2015. Il aurait en fait dû « agrandir le périmètre de l'Île-de-France », juge Patrick Ollier. Ainsi, les champs d'action respectifs de la région et de la métropole du Grand Paris se seraient moins entrechoqués.

« Rééquilibrage et solidarité » territoriale

Dans ce contexte extérieur pesant, Patrick Ollier n'a d'autres moyens que de prouver à tous l'utilité de son institution. Pour ce faire, il faut du concret, et vite. C'est pourquoi le budget 2016 de la métropole - 65 millions d'euros - est alloué au fonds d'investissement métropolitain. Grâce à un observatoire financier piloté par Gilles Carrez (LR), deuxième vice-président de la métropole délégué aux finances, le fonds devrait soutenir dès cette année les territoires qui ont le plus de difficultés à investir. Cette action s'inscrit dans une optique de « rééquilibrage et de solidarité entre les territoires de la métropole », explique Patrick Ollier, qui assure par ailleurs qu'« avant la fin de l'année, des subventions de la métropole seront débloquées pour soutenir l'investissement ».

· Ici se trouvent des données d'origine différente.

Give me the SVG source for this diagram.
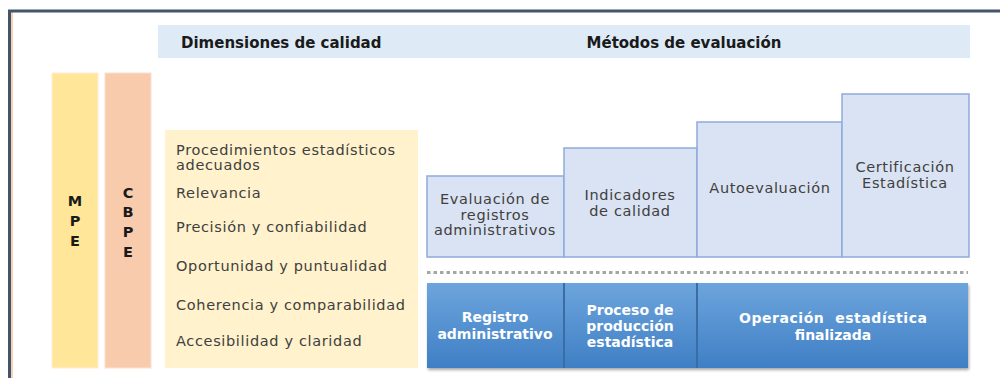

La métropole prend ses marques, donc. Et rapidement. Patrick Ollier aime rappeler que le préfet de Paris et de la région Île-de-France, Jean-François Carenco, lui a fait part de sa satisfaction quant à la montée en puissance de la métropole. Le haut fonctionnaire, qui pilote la mise en oeuvre des projets du Grand Paris pour le compte de l'État, attendait en effet un tel niveau d'avancement de la métropole en décembre, et non en mai.

100 millions d'euros pour le concours « hubs du Grand Paris »

De quoi donner un peu d'air à Patrick Ollier qui, en parallèle, lance des projets au plus long cours : en matière d'infrastructures, la métropole compte ainsi jouer un rôle moteur avec la Caisse des Dépôts et consignations dans la construction de franchissements de fleuves, routes et autres boulevards qui séparent des communes. En outre, l'institution métropolitaine va mettre en place un plan hôtelier métropolitain, et un autre de lutte contre les nuisances sonores, en aidant notamment à la construction de murs antibruit. Enfin, la MGP a lancé, sur le modèle de l'appel à projets urbains innovants « Réinventer Paris » de la capitale, un autre appel à projets nommé « Inventons la métropole ». Intéressé, l'État a en partie repris cette initiative en l'abondant de 100 millions d'euros via le programme d'investissements d'avenir (PIA), pour lancer un concours international des « Hubs du Grand Paris ». Ce concours fait appel à des talents français et internationaux pour aménager les quartiers des gares du Grand Paris Express, et est copiloté par Jean-François Carenco et Patrick Ollier. Bref, avec des effectifs réduits, la métropole du Grand Paris se retrouve avec des piles de dossiers à examiner. Mais le fait qu'elle soit associée à des projets en partenariat avec l'État lui confère tout de même une raison d'espérer. Reste qu'au regard de son manque de moyens, la métropole doit pour l'instant se contenter d'un rôle de fédérateur de projets et d'agitateur d'idées. Avec seulement 65 millions d'euros de budget la première année, elle ne peut soutenir seule le développement économique sur son territoire de compétences. Ainsi, une fois les échéances électorales de 2017 passées, elle devra évoluer, sous peine de faire donner raison à ses détracteurs.

« Il faudra un budget plus important pour la métropole », demande en premier lieu le président de la MGP.

Il pense aussi que les compétences de la métropole devront être élargies à l'avenir pour éviter les interférences, tout comme son périmètre. Enfin, alors que la métropole est aujourd'hui une entité centralisée, Patrick Ollier souhaite faire du couple commune-intercommunalité « l'élément fondateur de la métropole ». De quoi, selon Patrick Ollier, donner sens au fait métropolitain. La métropole capitale n'en a donc pas fini avec les échéances importantes. L'après 2017 sera, aussi, une période charnière pour sa mise en oeuvre.